### Records supplied
#####

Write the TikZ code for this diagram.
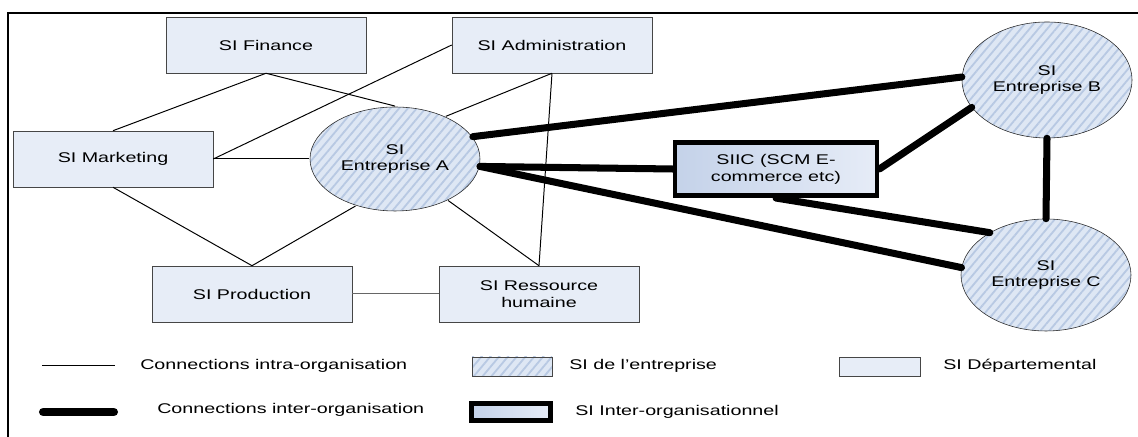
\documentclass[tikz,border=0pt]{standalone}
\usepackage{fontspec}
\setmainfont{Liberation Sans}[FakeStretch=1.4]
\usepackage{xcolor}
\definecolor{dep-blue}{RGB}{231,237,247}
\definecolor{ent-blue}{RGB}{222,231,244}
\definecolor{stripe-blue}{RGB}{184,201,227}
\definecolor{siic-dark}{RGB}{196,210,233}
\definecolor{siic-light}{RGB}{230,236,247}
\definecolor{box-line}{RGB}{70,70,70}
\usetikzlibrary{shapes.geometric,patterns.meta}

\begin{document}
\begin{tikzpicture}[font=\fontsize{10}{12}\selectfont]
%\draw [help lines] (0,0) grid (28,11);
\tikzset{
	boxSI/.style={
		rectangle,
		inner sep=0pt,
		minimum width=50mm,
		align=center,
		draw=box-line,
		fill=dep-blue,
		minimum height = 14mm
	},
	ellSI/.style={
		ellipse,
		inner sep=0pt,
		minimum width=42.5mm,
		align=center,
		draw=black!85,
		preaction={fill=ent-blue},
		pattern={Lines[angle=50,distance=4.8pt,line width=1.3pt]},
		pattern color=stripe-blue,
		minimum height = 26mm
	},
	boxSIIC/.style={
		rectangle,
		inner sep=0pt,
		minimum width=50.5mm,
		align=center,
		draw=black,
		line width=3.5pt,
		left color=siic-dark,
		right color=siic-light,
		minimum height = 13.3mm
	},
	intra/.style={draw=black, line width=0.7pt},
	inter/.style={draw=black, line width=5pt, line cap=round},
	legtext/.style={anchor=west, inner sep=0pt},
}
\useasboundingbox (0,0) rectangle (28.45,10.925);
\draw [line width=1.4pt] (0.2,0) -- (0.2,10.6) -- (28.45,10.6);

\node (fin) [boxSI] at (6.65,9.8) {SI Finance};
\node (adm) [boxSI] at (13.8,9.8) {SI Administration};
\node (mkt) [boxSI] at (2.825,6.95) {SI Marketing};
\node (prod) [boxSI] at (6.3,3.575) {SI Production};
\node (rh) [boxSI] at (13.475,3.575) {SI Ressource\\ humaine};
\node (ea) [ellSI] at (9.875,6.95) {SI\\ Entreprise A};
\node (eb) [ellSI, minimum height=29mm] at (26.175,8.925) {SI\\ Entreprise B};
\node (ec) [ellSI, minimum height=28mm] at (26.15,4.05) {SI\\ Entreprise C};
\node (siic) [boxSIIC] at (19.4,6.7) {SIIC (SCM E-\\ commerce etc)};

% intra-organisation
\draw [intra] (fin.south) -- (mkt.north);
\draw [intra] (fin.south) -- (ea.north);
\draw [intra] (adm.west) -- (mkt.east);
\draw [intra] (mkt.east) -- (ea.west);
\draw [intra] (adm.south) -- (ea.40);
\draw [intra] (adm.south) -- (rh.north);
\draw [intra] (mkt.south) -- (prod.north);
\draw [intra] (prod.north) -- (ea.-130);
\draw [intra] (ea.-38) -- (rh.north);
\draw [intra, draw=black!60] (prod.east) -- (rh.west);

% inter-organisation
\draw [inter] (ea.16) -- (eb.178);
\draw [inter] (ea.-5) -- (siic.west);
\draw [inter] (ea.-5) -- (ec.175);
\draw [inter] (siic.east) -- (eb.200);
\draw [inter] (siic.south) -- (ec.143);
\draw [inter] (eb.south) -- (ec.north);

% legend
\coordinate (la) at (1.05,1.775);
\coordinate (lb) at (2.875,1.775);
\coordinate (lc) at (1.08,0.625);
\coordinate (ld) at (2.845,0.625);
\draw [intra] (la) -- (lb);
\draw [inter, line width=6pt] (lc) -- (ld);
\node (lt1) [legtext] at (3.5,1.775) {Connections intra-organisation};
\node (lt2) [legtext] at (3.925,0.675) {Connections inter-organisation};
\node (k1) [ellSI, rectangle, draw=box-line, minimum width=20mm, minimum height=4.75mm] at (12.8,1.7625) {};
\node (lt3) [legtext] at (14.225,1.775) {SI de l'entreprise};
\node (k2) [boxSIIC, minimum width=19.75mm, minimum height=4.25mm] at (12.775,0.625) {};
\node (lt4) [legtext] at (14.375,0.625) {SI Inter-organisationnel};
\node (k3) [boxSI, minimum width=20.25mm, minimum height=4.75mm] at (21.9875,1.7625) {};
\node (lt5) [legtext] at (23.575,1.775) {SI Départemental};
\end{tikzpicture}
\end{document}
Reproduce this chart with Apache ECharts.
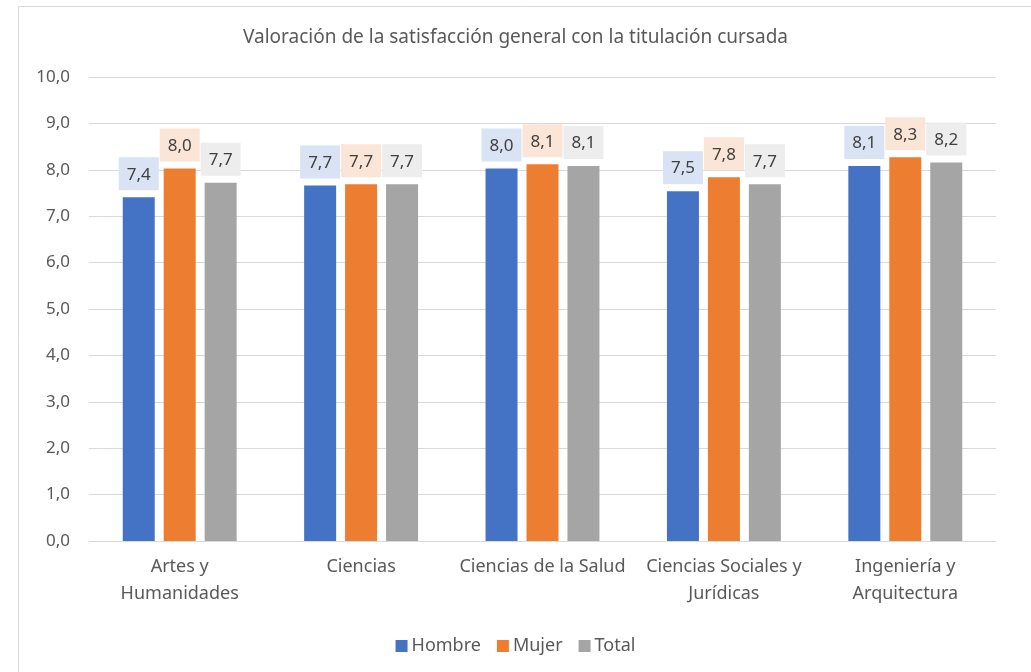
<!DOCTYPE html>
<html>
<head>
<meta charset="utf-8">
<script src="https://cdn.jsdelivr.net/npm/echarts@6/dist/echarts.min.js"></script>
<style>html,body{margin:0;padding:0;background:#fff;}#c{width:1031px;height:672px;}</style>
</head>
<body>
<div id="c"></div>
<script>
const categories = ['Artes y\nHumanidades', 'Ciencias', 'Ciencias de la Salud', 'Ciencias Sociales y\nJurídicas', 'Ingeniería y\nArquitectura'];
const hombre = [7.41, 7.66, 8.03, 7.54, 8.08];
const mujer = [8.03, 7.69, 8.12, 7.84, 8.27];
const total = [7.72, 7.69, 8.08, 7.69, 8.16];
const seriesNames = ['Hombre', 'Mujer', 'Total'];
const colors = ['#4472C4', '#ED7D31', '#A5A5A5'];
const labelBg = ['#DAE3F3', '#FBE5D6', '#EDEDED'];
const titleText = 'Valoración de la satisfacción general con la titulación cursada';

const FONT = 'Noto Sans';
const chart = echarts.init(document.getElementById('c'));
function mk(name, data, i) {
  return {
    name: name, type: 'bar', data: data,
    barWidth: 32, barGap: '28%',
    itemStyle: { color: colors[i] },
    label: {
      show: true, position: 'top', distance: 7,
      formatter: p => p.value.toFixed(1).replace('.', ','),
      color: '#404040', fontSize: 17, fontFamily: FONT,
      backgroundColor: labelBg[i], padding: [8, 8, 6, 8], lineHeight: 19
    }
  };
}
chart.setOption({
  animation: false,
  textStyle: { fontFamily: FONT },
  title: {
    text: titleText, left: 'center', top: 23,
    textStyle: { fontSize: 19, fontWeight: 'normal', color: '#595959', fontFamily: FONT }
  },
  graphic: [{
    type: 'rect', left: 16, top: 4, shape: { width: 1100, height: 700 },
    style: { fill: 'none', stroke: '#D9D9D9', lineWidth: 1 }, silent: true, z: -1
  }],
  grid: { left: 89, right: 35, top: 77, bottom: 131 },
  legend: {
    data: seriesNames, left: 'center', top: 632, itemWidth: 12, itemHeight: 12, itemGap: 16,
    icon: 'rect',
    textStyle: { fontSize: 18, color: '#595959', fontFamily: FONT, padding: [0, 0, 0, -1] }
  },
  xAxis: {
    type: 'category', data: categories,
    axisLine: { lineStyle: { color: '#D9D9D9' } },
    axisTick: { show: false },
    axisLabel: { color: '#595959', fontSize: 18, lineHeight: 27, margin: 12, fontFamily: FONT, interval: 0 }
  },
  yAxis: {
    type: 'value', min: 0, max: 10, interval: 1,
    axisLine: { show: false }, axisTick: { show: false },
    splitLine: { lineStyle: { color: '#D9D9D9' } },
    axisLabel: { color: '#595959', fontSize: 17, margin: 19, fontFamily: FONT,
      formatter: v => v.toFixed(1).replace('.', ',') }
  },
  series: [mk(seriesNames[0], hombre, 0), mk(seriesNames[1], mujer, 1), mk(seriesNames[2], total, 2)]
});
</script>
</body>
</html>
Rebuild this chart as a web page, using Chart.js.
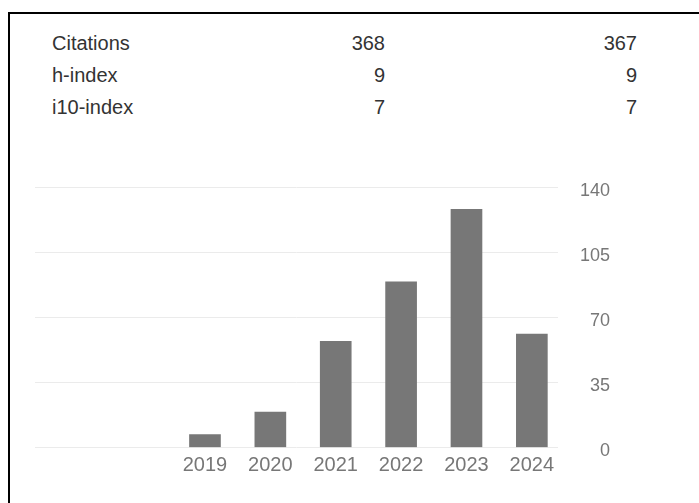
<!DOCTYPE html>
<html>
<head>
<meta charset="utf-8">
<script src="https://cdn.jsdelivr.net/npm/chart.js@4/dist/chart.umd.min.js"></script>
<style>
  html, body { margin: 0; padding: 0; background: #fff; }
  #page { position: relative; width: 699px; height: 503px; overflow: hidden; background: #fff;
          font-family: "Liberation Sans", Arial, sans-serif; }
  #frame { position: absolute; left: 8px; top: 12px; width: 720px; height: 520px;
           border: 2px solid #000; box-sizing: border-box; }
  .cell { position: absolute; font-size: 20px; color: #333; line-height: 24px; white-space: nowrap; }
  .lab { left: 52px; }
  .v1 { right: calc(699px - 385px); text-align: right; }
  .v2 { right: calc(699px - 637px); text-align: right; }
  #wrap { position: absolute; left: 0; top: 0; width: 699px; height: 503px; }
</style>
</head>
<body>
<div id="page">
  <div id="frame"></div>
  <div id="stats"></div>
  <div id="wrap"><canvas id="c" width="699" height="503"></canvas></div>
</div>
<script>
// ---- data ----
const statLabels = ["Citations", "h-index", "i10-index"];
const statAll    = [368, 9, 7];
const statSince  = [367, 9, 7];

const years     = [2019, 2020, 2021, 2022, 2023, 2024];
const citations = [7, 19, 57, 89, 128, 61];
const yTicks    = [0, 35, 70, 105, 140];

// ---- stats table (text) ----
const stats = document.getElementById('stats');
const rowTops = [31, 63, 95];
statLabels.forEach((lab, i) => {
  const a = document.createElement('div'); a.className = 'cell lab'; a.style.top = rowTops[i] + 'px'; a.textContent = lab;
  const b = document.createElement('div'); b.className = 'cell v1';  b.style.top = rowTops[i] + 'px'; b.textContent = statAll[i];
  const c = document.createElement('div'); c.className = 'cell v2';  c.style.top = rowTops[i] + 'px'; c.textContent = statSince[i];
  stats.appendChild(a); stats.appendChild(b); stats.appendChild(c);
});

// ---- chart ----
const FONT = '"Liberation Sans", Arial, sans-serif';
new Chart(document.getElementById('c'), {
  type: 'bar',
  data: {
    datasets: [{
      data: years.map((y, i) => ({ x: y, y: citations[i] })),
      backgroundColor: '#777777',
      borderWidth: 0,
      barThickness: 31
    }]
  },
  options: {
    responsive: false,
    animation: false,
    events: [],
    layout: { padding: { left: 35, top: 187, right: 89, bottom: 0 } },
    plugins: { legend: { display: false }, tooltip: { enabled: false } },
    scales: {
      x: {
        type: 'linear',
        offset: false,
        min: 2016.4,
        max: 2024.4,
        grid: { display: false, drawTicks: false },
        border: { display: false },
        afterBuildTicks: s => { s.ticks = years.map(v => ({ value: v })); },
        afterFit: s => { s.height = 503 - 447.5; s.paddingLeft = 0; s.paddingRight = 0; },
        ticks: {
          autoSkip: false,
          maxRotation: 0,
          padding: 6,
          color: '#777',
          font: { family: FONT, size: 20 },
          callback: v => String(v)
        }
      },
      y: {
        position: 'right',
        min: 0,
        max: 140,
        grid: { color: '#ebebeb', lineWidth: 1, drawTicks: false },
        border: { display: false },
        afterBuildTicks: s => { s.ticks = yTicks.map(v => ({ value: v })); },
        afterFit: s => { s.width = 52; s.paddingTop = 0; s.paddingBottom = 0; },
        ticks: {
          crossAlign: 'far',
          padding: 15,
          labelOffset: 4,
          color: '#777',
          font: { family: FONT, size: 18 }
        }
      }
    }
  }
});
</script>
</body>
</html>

#####

### Stated problem
Identify each line of the material where the word "page" shows up, and copy it.

### Solution for this exercise
Rebuild this chart as a web page, using Chart.js.
  #page { position: relative; width: 699px; height: 503px; overflow: hidden; background: #fff;
<div id="page">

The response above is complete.